» **Goal**
Leaving out the pictures, retype the lines from the beginning of the listing through the line containing "from matplotlib.transforms import Affine2D".

» **Material supplied**

* start *

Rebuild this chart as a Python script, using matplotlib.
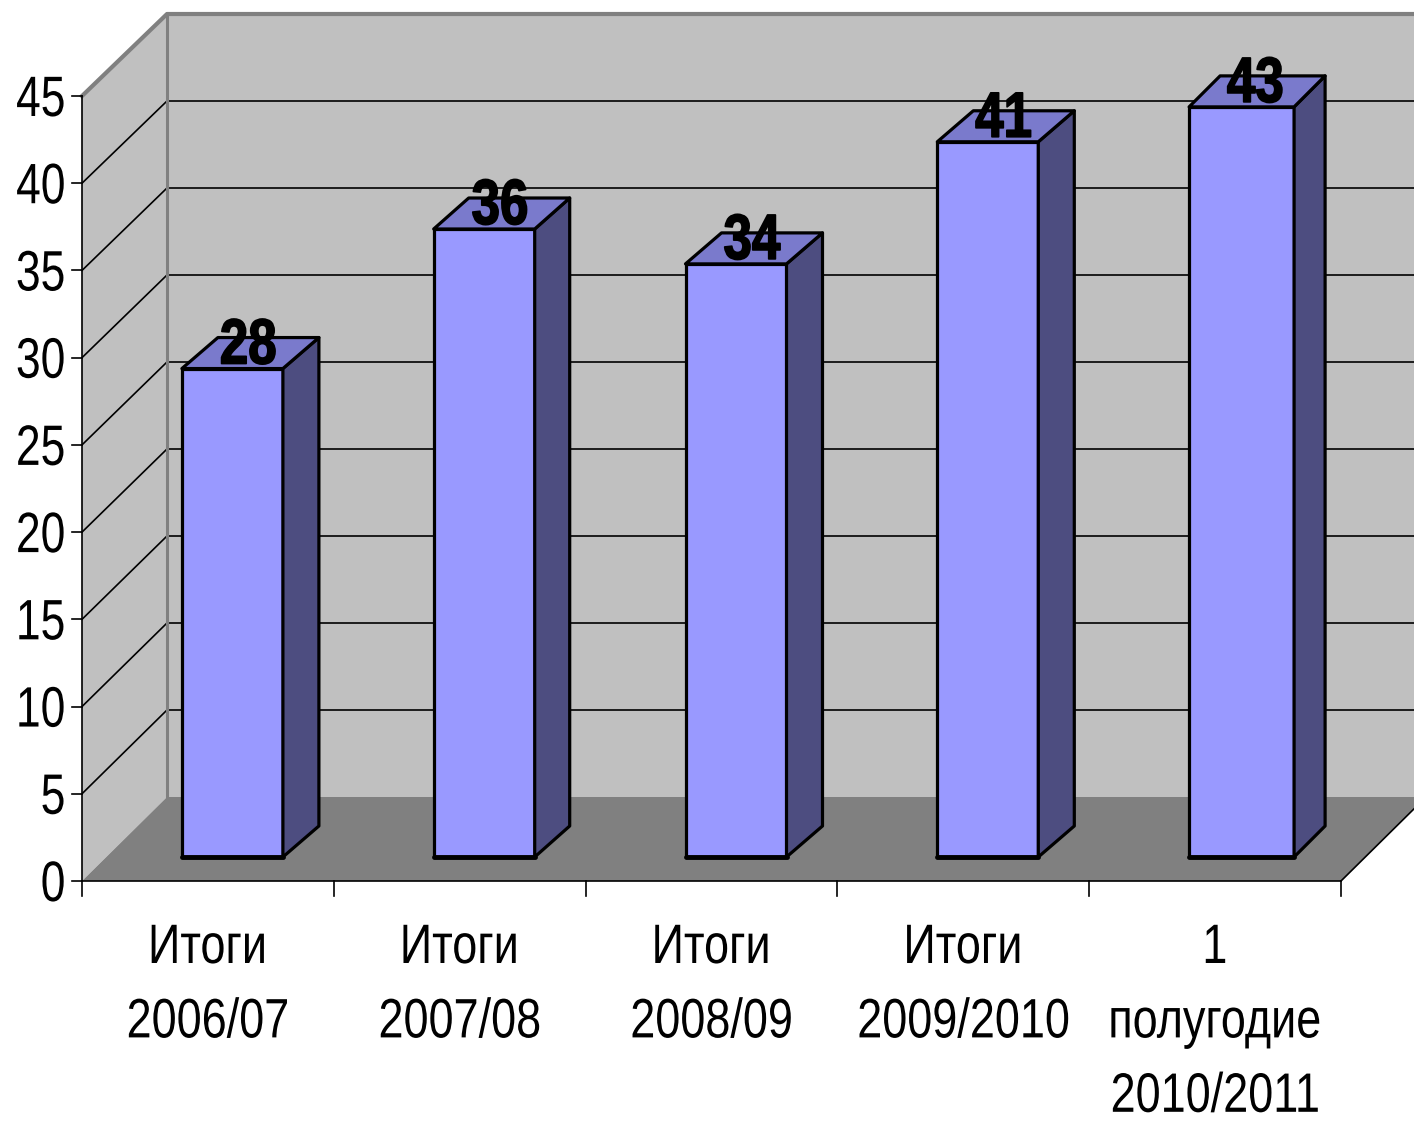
import numpy as np
import matplotlib
matplotlib.use('Agg')
import matplotlib.pyplot as plt
from matplotlib.patches import Polygon
from matplotlib.patheffects import AbstractPathEffect
from matplotlib.transforms import Affine2D

categories = ['Итоги\n2006/07', 'Итоги\n2007/08', 'Итоги\n2008/09', 'Итоги\n2009/2010', '1\nполугодие\n2010/2011']
values = [28, 36, 34, 41, 43]
value_labels = ['28', '36', '34', '41', '43']
y_ticks = [0, 5, 10, 15, 20, 25, 30, 35, 40, 45]

# ширина и глубина столбиков, px
bar_w_px = [101, 101, 101, 101, 105]
bar_depth_px = [36, 35, 36, 36, 31]

W, H = 1414, 1121
FONT = ['Liberation Sans', 'DejaVu Sans']


# узкий шрифт: текст остается текстом, сжимаем глифы по горизонтали
class Narrow(AbstractPathEffect):
    def __init__(self, sx, anchor='center', stroke=0):
        super().__init__()
        self.sx = sx
        self.anchor = anchor
        self.stroke = stroke

    def draw_path(self, renderer, gc, tpath, affine, rgbFace=None):
        x = tpath.vertices[:, 0]
        a = x.max() if self.anchor == 'right' else (x.min() + x.max()) / 2
        aff = Affine2D().translate(-a, 0).scale(self.sx, 1).translate(a, 0) + affine
        gc0 = renderer.new_gc()
        gc0.copy_properties(gc)
        if self.stroke:
            gc0.set_linewidth(self.stroke)
            gc0.set_foreground('black')
        renderer.draw_path(gc0, tpath, aff, rgbFace)
        gc0.restore()


fig = plt.figure(figsize=(W / 100, H / 100), dpi=100, facecolor='white')
# передняя плоскость оси: 82..1341 px, 881..96 px
ax = fig.add_axes([82 / W, 1 - 881 / H, (1341 - 82) / W, (881 - 96) / H])
ax.set_xlim(0, 5)
ax.set_ylim(0, 45)
ax.axis('off')

px_x = 5 / (1341 - 82)
px_y = 45 / (881 - 96)
dx, dy = 85 * px_x, 84 * px_y      # глубина стенки
back = 783 / 785                   # задняя стенка чуть ниже передней
off_x, off_y = 24.5 * px_x, 24 * px_y   # сдвиг столбика от передней плоскости
bar_dy = 31 * px_y
xmax = 5 + dx
ytop = 45


def poly(pts, fc, ec='none', lw=0, z=1):
    ax.add_patch(Polygon(pts, closed=True, facecolor=fc, edgecolor=ec, linewidth=lw,
                         zorder=z, clip_on=False, joinstyle='round'))


# стенки и пол
poly([(dx, dy), (xmax + 1, dy), (xmax + 1, ytop * back + dy), (dx, ytop * back + dy)], '#c0c0c0')
poly([(0, 0), (dx, dy), (dx, ytop * back + dy), (0, ytop)], '#c0c0c0')
poly([(0, 0), (5, 0), (xmax, dy), (dx, dy)], '#808080')

# сетка
for t in y_ticks[1:-1]:
    ax.plot([0, dx, xmax + 1], [t, t * back + dy, t * back + dy], color='black', lw=1.2, zorder=2, clip_on=False)
ax.plot([0, dx, xmax + 1], [ytop, ytop * back + dy, ytop * back + dy], color='#808080', lw=3, zorder=2, clip_on=False)
ax.plot([dx, dx], [ytop * back + dy, dy], color='#808080', lw=2.2, zorder=2, clip_on=False)
ax.plot([5, xmax], [0, dy], color='black', lw=1.2, zorder=2, clip_on=False)
ax.plot([0, 5], [0, 0], color='black', lw=1.2, zorder=3, clip_on=False)
ax.plot([0, 0], [0, ytop], color='black', lw=1.2, zorder=3, clip_on=False)

# засечки
for t in y_ticks:
    ax.plot([-10 * px_x, 0], [t, t], color='black', lw=1.2, zorder=3, clip_on=False)
for i in range(6):
    ax.plot([i, i], [0, -15 * px_y], color='black', lw=1.2, zorder=3, clip_on=False)

for t in y_ticks:
    ax.text(-16 * px_x, t - 20 * px_y, str(t), ha='right', va='baseline', fontsize=41, family=FONT,
            color='black', path_effects=[Narrow(0.78, 'right')])

# столбики
for i, v in enumerate(values):
    x0 = i + 0.5 - 101 * px_x / 2 + off_x
    x1 = x0 + bar_w_px[i] * px_x
    bar_dx = bar_depth_px[i] * px_x
    y0 = off_y
    y1 = off_y + v
    poly([(x0, y0), (x1, y0), (x1, y1), (x0, y1)], '#9999ff', 'black', 2.3, 4)
    poly([(x1, y0), (x1 + bar_dx, y0 + bar_dy), (x1 + bar_dx, y1 + bar_dy), (x1, y1)], '#4d4d80', 'black', 2.3, 4)
    poly([(x0, y1), (x1, y1), (x1 + bar_dx, y1 + bar_dy), (x0 + bar_dx, y1 + bar_dy)], '#7a7acc', 'black', 2.3, 4)
    ax.plot([x0, x1], [y0, y0], color='black', lw=3.5, zorder=5, clip_on=False, solid_capstyle='round')
    ax.text((x0 + 101 * px_x / 2) + 16 * px_x, y1 + 5 * px_y, value_labels[i], ha='center', va='baseline',
            fontsize=46, fontweight='bold', family=FONT, color='black', zorder=6,
            path_effects=[Narrow(0.8, 'center', stroke=1.2)])

# подписи категорий
for i, c in enumerate(categories):
    ax.text(i + 0.5, -42 * px_y, c, ha='center', va='top', fontsize=40, family=FONT,
            linespacing=1.56, color='black', clip_on=False, path_effects=[Narrow(0.81)])

fig.savefig('out.png', dpi=100)
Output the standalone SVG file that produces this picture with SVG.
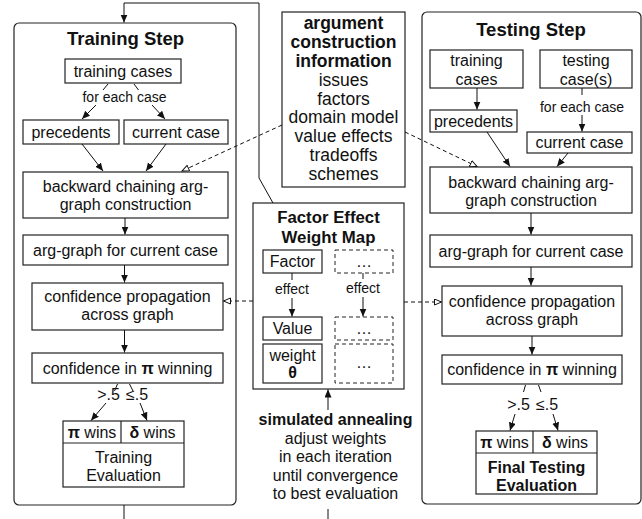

* end *

» **Solution to this task**
Rebuild this chart as a Python script, using matplotlib.
import numpy as np
import matplotlib
matplotlib.use('Agg')
import matplotlib.pyplot as plt
from matplotlib.patches import Polygon
from matplotlib.patheffects import AbstractPathEffect
from matplotlib.transforms import Affine2D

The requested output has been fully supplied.